Election Act

1716

The act laid out voting requirements and electoral districts. Each candidate for the Commons House of Assembly was required to reside in the area he was to represent and to be worth £500 currency or possess an equal amount of land.

This act ended the tradition, begun in 1692, of holding all elections for the Commons House of Assembly in Charleston. The reform allowed members to be chosen from their own parishes and saved voters the “great expense of time and money” required to travel to the city. It was also designed to help prevent “the bad effects” that had long plagued elections in Charleston, including rioting, beatings, and election fraud. In addition, it reduced the political influence of the city and the two men who controlled it, Nicholas Trott and William Rhett.
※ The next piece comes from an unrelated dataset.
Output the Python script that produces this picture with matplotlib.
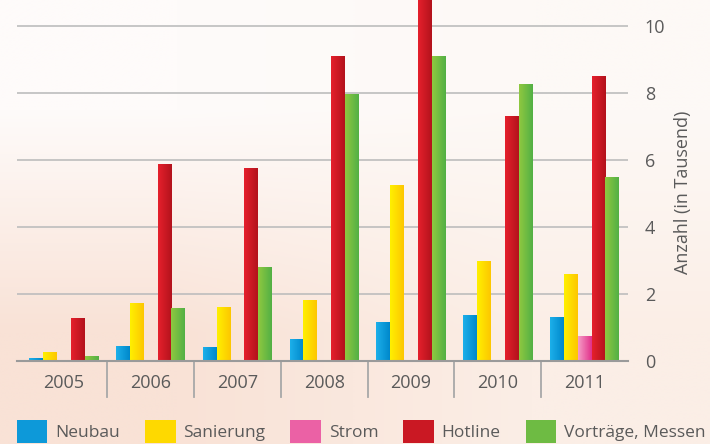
import matplotlib
matplotlib.use("Agg")
import matplotlib.pyplot as plt
import numpy as np
from matplotlib.colors import LinearSegmentedColormap
from matplotlib.patches import Patch

matplotlib.rcParams['font.family'] = ['Open Sans', 'DejaVu Sans']

years     = ['2005', '2006', '2007', '2008', '2009', '2010', '2011']
neubau    = [0.08, 0.45, 0.42, 0.66, 1.16, 1.37, 1.31]
sanierung = [0.28, 1.73, 1.61, 1.82, 5.25, 2.99, 2.60]
strom     = [0.0, 0.0, 0.0, 0.0, 0.0, 0.04, 0.75]
hotline   = [1.29, 5.88, 5.76, 9.10, 11.20, 7.31, 8.50]
vortraege = [0.15, 1.58, 2.81, 7.97, 9.10, 8.27, 5.49]

series_names = ['Neubau', 'Sanierung', 'Strom', 'Hotline', 'Vorträge, Messen']
series_vals  = [neubau, sanierung, strom, hotline, vortraege]
# (light left edge, dark right edge)
series_cols  = [('#1cb0ea', '#0087cb'),
                ('#fff000', '#fdc600'),
                ('#f59cc6', '#e2308a'),
                ('#e5202c', '#b3121c'),
                ('#8fc840', '#52b045')]

TEXT = '#5a5a5a'
FS = 13
FS_LEG = 12.5

fig = plt.figure(figsize=(7.1, 4.44), dpi=100)

# =========================
# BACKGROUND (soft peach wash)
# =========================
bg = fig.add_axes([0, 0, 1, 1], zorder=-5)
corners = np.array([[[254, 251, 250], [253, 249, 246]],
                    [[249, 226, 214], [251, 238, 230]]]) / 255.0
bg.imshow(corners, extent=[0, 1, 0, 1], aspect='auto', interpolation='bilinear')
bg.set_axis_off()

# =========================
# MAIN AXES
# =========================
ax = fig.add_axes([17 / 710, 1 - 361 / 444, 611 / 710, 361 / 444])
ax.set_facecolor('none')

x = np.arange(len(years))
width = 0.16
n = len(series_names)
cmaps = []

for i, (name, vals, (c_light, c_dark)) in enumerate(zip(series_names, series_vals, series_cols)):
    offset = (i - (n - 1) / 2) * width
    bars = ax.bar(x + offset, vals, width=width, color=c_dark, zorder=3, linewidth=0)
    cmap = LinearSegmentedColormap.from_list(name, [c_light, c_dark])
    cmaps.append(cmap)
    grad = np.linspace(0, 1, 64).reshape(1, -1)
    for bar in bars:
        if bar.get_height() <= 0:
            continue
        x0, y0 = bar.get_xy()
        im = ax.imshow(grad, cmap=cmap, aspect='auto', interpolation='bilinear',
                       extent=[x0, x0 + bar.get_width(), y0, y0 + bar.get_height()],
                       zorder=4)
        im.set_clip_path(bar)

ax.set_xlim(-0.54, 6.5)
ax.set_ylim(0, 10.78)

# grid + baseline
ax.set_yticks([0, 2, 4, 6, 8, 10])
ax.grid(axis='y', color='#bdbdbd', linewidth=1.2, zorder=1)
ax.set_axisbelow(True)
for s in ['top', 'right', 'left']:
    ax.spines[s].set_visible(False)
ax.spines['bottom'].set_color('#9a9a9a')
ax.spines['bottom'].set_linewidth(1.5)
ax.spines['bottom'].set_zorder(5)

# group separators below the baseline
for b in x[:-1] + 0.5:
    ax.axvline(b, ymin=-0.1, ymax=0, color='#a8a8a8', linewidth=1.3, clip_on=False)

ax.set_xticks(x)
ax.set_xticklabels(years)
ax.tick_params(axis='x', length=0, pad=9, labelsize=FS, labelcolor=TEXT)

ax.yaxis.tick_right()
ax.tick_params(axis='y', length=0, pad=12, labelsize=FS, labelcolor=TEXT)
ax.set_ylabel('Anzahl (in Tausend)', fontsize=FS, color=TEXT)
ax.yaxis.set_label_position('right')
ax.yaxis.set_label_coords(1.075, 0.467)

# =========================
# LEGEND
# =========================
handles = [Patch(facecolor=cm(0.55), edgecolor='none') for cm in cmaps]
fig.legend(handles, series_names, loc='upper left', bbox_to_anchor=(17 / 710, 1 - 420 / 444),
           ncol=5, frameon=False, fontsize=FS_LEG, labelcolor=TEXT,
           handlelength=1.75, handleheight=1.65, handletextpad=0.45,
           columnspacing=1.45, borderpad=0, borderaxespad=0)

fig.savefig('out.png', dpi=100)
plt.close(fig)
The act laid out voting requirements and electoral districts. Each candidate for the Commons House of Assembly was required to reside in the area he was to represent and to be worth £500 currency or possess an equal amount of land. A voter had to be male, white, Christian, twenty-one years of age, at least six months in residency, and worth £30. Voting was managed by the wardens of each Anglican parish church. In the event that a delegate should die or fail to qualify for office between election and the seating of the assembly, the governor and the council could issue writs for another election. Assemblymen vied for thirty seats. The city of Charleston, St. Paul’s, and St. Andrew’s contained four each, with St. Thomas and St. Denis, St. Bartholomew’s, St. Helena’s, St. James Goose Creek, and St. John’s having three apiece. Christ Church was granted two and St. James Santee one. Sixteen assemblymen comprised a quorum.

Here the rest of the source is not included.